Unresolved pain makes us think and do many bad things. Such unexpressed and unhealed pain created this dangerous world we live in. And our pain-shattered world will flame you in their unresolved pain. The words may hurt.

But will it make you live afraid to bare your true, honest soul?

Who will listen before they speak? Who will preserve dignity and yet risk vulnerability to share their intimate selves? Who will work through the initial blindness strong emotion always causes, to get free of the impulse to spew unconsidered exposure? Common emotion, anger and anxiety, leads to oversharing, but when the truth is finally expressed, it will be seen for what it is: immortal, eternal, indestructible.

There are but a handful of critics. But there are entire nations who need your raw, unfiltered honesty.

Why shouldn’t we accept that that naked truth must be fought for to be expressed?

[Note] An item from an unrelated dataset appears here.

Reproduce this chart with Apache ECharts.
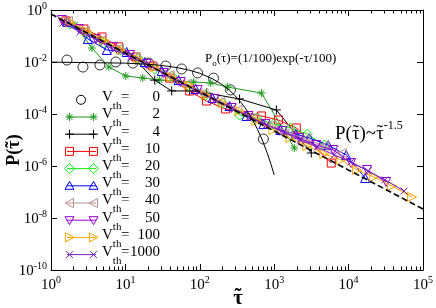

It’s true: the most personal stories are the most universal. As writers we must realize, our silence means someone else may not fully live.

And what if that someone is first yourself?

Here’s the truth: writing for any reason other than to share who you really are is worthless. And who you are is a worthless mess except for love. I’m only able to see because of the love I’ve been shown. Life’s pains have prepared us to bear the burden of sharing our truth.

So share it. None of us is deserving of love, so embrace the rebukes and disrespect with humility. You have everything you need; you are completely provided for. Oh, you’re not deserving. But you’re worthy. Because He has said so.

Believe it. And choose to do the harder thing.

Derision or accolades change nothing. I am who God says I am: loved.

And that’s all the honest truth I need.